Вскоре в тамбур вошли двое: девушка и парень. Они громко смеялись, похоже, что были немного навеселе. Кириллу Сергеевичу пришлось снова закурить. Голова уже не кружилась. Парень с девушкой искоса посматривали на него, но не пытались заговорить. Он боялся разговоров. Ему стало не по себе при мысли о том, что Леночка гораздо моложе этой худенькой девушки, и никогда не будет больше вот так свободно общаться с молодыми людьми, смеяться, даже курить, черт возьми. Постепенно он начал осознавать, что нет его дочери больше. Врачи говорили что-то неопределенное, и он понимал их. Трудно сказать: «Ваша дочь почти умерла», да и нет таких медицинских терминов.
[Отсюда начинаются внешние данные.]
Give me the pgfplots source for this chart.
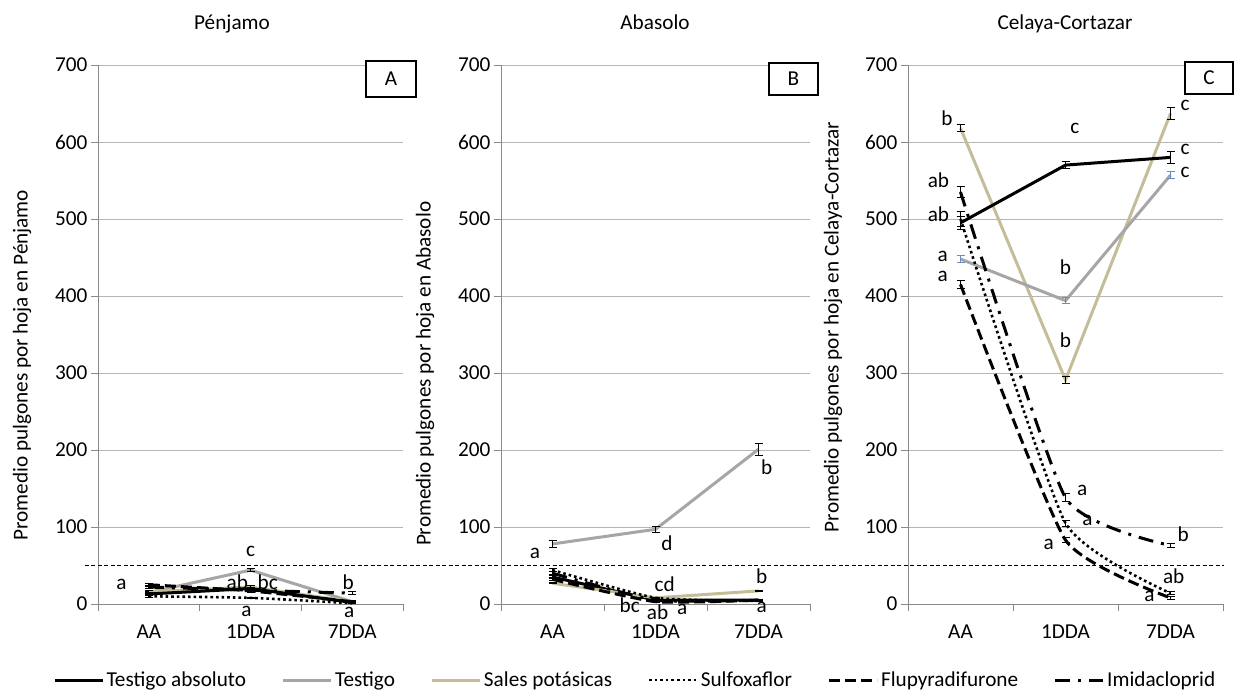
\documentclass[border=0pt]{standalone}
\usepackage{fontspec}
\setmainfont{Carlito}
\usepackage{pgfplots}
\pgfplotsset{compat=1.18}
\definecolor{tgray}{HTML}{A6A6A6}
\definecolor{tanc}{HTML}{C4BD97}
\definecolor{axgray}{HTML}{898989}
\definecolor{gridgray}{HTML}{B5B5B5}
\definecolor{ebblue}{HTML}{6A8CC8}
\newcommand{\fs}{\fontsize{21.3}{25}\selectfont}
\tikzset{lbl/.style={font=\fs, inner sep=0pt}}
\pgfplotsset{
 panel/.style={
  scale only axis, height=539bp, ymin=0, ymax=700, xmin=-0.5, xmax=2.5,
  ytick={0,100,...,700}, ymajorgrids, grid style={gridgray, line width=0.8bp},
  axis x line*=bottom, axis y line*=left,
  axis line style={axgray, line width=0.8bp, -},
  tick align=outside, major tick length=7bp,
  tick style={axgray, line width=0.8bp},
  xtick={-0.5,0.5,1.5,2.5}, xticklabels={},
  extra x ticks={0,1,2}, extra x tick labels={AA,1DDA,7DDA},
  extra x tick style={major tick length=0pt, xticklabel style={yshift=-17bp}},
  tick label style={font=\fs, text=black},
  label style={font=\fs},
  /pgf/number format/assume math mode=true,
  clip=false, anchor=south west,
 },
 sabs/.style={black, line width=3bp},
 stest/.style={tgray, line width=3bp},
 ssal/.style={tanc, line width=3bp},
 ssul/.style={black, line width=2.6bp, dash pattern=on 2.6bp off 3bp, smooth, tension=0.3},
 sflu/.style={black, line width=3bp, dash pattern=on 11bp off 5bp, smooth, tension=0.3},
 simi/.style={black, line width=3bp, dash pattern=on 15bp off 8bp on 3bp off 8bp, smooth, tension=0.3},
 eb/.style={error bars/y dir=both, error bars/y explicit,
   error bars/error bar style={#1, line width=1bp, solid},
   error bars/error mark options={#1, rotate=90, mark size=4bp, line width=1bp, solid}},
 eb/.default=black,
}
\begin{document}
\begin{tikzpicture}
\useasboundingbox (0,0) rectangle (1236bp,694bp);

% ---------------- Panel A ----------------
\begin{axis}[panel, at={(98bp,90bp)}, width=305bp,
  ylabel={Promedio pulgones por hoja en Pénjamo},
  ylabel style={at={(axis description cs:-0.249,0.443)}, anchor=center}]
\draw[black, line width=1.2bp, dash pattern=on 4bp off 2.5bp] (axis cs:-0.628,50) -- (axis cs:10.58,50);
\addplot[stest, eb] coordinates {(0,15) +- (0,1) (1,44) +- (0,2) (2,3) +- (0,1)};
\addplot[ssal, eb] coordinates {(0,16) +- (0,1) (1,22) +- (0,2) (2,3) +- (0,1)};
\addplot[sabs, eb] coordinates {(0,13) +- (0,1) (1,20) +- (0,2) (2,2) +- (0,1)};
\addplot[ssul, eb] coordinates {(0,10) +- (0,1) (1,8) +- (0,1) (2,1) +- (0,1)};
\addplot[sflu, eb] coordinates {(0,25) +- (0,2) (1,17) +- (0,2) (2,3) +- (0,1)};
\addplot[simi, eb] coordinates {(0,22) +- (0,2) (1,18) +- (0,2) (2,14) +- (0,2)};
\node[lbl] at (axis cs:-0.27,25) {a};
\node[lbl] at (axis cs:1.0,68) {c};
\node[lbl] at (axis cs:0.87,28) {ab};
\node[lbl] at (axis cs:1.17,28) {bc};
\node[lbl] at (axis cs:0.96,-9) {a};
\node[lbl] at (axis cs:1.96,28) {b};
\node[lbl] at (axis cs:1.97,-11) {a};
\end{axis}

% ---------------- Panel B ----------------
\begin{axis}[panel, at={(501bp,90bp)}, width=309bp,
  ylabel={Promedio pulgones por hoja en Abasolo},
  ylabel style={at={(axis description cs:-0.246,0.427)}, anchor=center},
  legend columns=6,
  legend style={at={(axis description cs:0.435,-0.141)}, anchor=center, draw=none,
    font=\fs, nodes={inner xsep=2.5bp},
    /tikz/every even column/.append style={column sep=33bp}},
  legend image code/.code={\draw[#1] (0bp,0bp) -- (48bp,0bp);}]
\addplot[sabs, eb] coordinates {(0,35) +- (0,2) (1,5) +- (0,1) (2,5) +- (0,1)};
\addlegendentry{Testigo absoluto}
\addplot[stest, eb] coordinates {(0,78) +- (0,4) (1,97) +- (0,4) (2,201) +- (0,8)};
\addlegendentry{Testigo}
\addplot[ssal, eb] coordinates {(0,27) +- (0,1) (1,8) +- (0,1) (2,17) +- (0,1)};
\addlegendentry{Sales potásicas}
\addplot[ssul, eb] coordinates {(0,44) +- (0,2) (1,8) +- (0,1) (2,4) +- (0,1)};
\addlegendentry{Sulfoxaflor}
\addplot[sflu, eb] coordinates {(0,32) +- (0,2) (1,3) +- (0,1) (2,5) +- (0,1)};
\addlegendentry{Flupyradifurone}
\addplot[simi, eb] coordinates {(0,40) +- (0,2) (1,5) +- (0,1) (2,5) +- (0,1)};
\addlegendentry{Imidacloprid}
\node[lbl] at (axis cs:-0.17,66) {a};
\node[lbl] at (axis cs:1.11,79) {d};
\node[lbl] at (axis cs:2.08,178) {b};
\node[lbl] at (axis cs:1.09,26) {cd};
\node[lbl] at (axis cs:0.75,-2) {bc};
\node[lbl] at (axis cs:1.02,-11) {ab};
\node[lbl] at (axis cs:1.26,-7) {a};
\node[lbl] at (axis cs:2.03,36) {b};
\node[lbl] at (axis cs:2.03,-5) {a};
\end{axis}

% ---------------- Panel C ----------------
\begin{axis}[panel, at={(908bp,90bp)}, width=315bp,
  ylabel={Promedio pulgones por hoja en Celaya-Cortazar},
  ylabel style={at={(axis description cs:-0.238,0.514)}, anchor=center}]
\addplot[ssal, eb] coordinates {(0,618) +- (0,5) (1,291) +- (0,5) (2,637) +- (0,8)};
\addplot[stest, eb=ebblue] coordinates {(0,448) +- (0,4) (1,394) +- (0,4) (2,557) +- (0,5)};
\addplot[sabs, eb] coordinates {(0,495) +- (0,8) (1,570) +- (0,5) (2,580) +- (0,8)};
\addplot[ssul, eb] coordinates {(0,500) +- (0,10) (1,105) +- (0,4) (2,14) +- (0,2)};
\addplot[sflu, eb] coordinates {(0,415) +- (0,5) (1,83) +- (0,3) (2,8) +- (0,2)};
\addplot[simi, eb] coordinates {(0,535) +- (0,7) (1,138) +- (0,5) (2,76) +- (0,3)};
\node[lbl] at (axis cs:-0.13,631) {b};
\node[lbl] at (axis cs:1.09,618) {c};
\node[lbl] at (axis cs:2.14,647) {c};
\node[lbl] at (axis cs:2.14,591) {c};
\node[lbl] at (axis cs:2.14,561) {c};
\node[lbl] at (axis cs:-0.21,551) {ab};
\node[lbl] at (axis cs:-0.21,506) {ab};
\node[lbl] at (axis cs:-0.17,452) {a};
\node[lbl] at (axis cs:-0.17,426) {a};
\node[lbl] at (axis cs:1.0,438) {b};
\node[lbl] at (axis cs:1.0,342) {b};
\node[lbl] at (axis cs:1.16,147) {a};
\node[lbl] at (axis cs:1.21,108) {a};
\node[lbl] at (axis cs:0.84,78) {a};
\node[lbl] at (axis cs:2.12,91) {b};
\node[lbl] at (axis cs:2.03,36) {ab};
\node[lbl] at (axis cs:1.8,10) {a};
\end{axis}

% titles
\node[font=\fs, anchor=base] at (232bp,664bp) {Pénjamo};
\node[font=\fs, anchor=base] at (655bp,664bp) {Abasolo};
\node[font=\fs, anchor=base] at (1065bp,664bp) {Celaya-Cortazar};
% panel letters
\draw[black, line width=1.3bp, fill=white] (366bp,597bp) rectangle (416bp,633bp);
\node[font=\fs] at (391bp,615bp) {A};
\draw[black, line width=1.3bp, fill=white] (769bp,599bp) rectangle (818bp,631bp);
\node[font=\fs] at (793.5bp,615bp) {B};
\draw[black, line width=1.3bp, fill=white] (1185bp,600bp) rectangle (1233bp,632bp);
\node[font=\fs] at (1209bp,616bp) {C};
\end{tikzpicture}
\end{document}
Кирилл Сергеевич не спал до утра. Весь следующий день он вновь провел на грани яви и сна. Иногда он смотрел в окно, и люди, суетящиеся на перроне, казались ему нереальными. Память отстукивала имена Раи и Лены, и он не мог прогнать воспоминания, удивлялся тому, насколько коротка жизнь, если можно всю ее вспомнить за двое с половиной суток, проведенных в поезде Новосибирск – Москва, пусть урывками, нарушая хронологический порядок. Вспоминалось лишь то, что казалось ему важным.

Соседки по купе вышли на какой-то станции, и последние несколько часов он провел в одиночестве, которое его не угнетало сейчас так, как это было дома после похорон жены.

И мчался поезд, и заходили и выходили новые пассажиры, и шел снег, а потом дождь, и продолжалась жизнь, и не давала покоя память.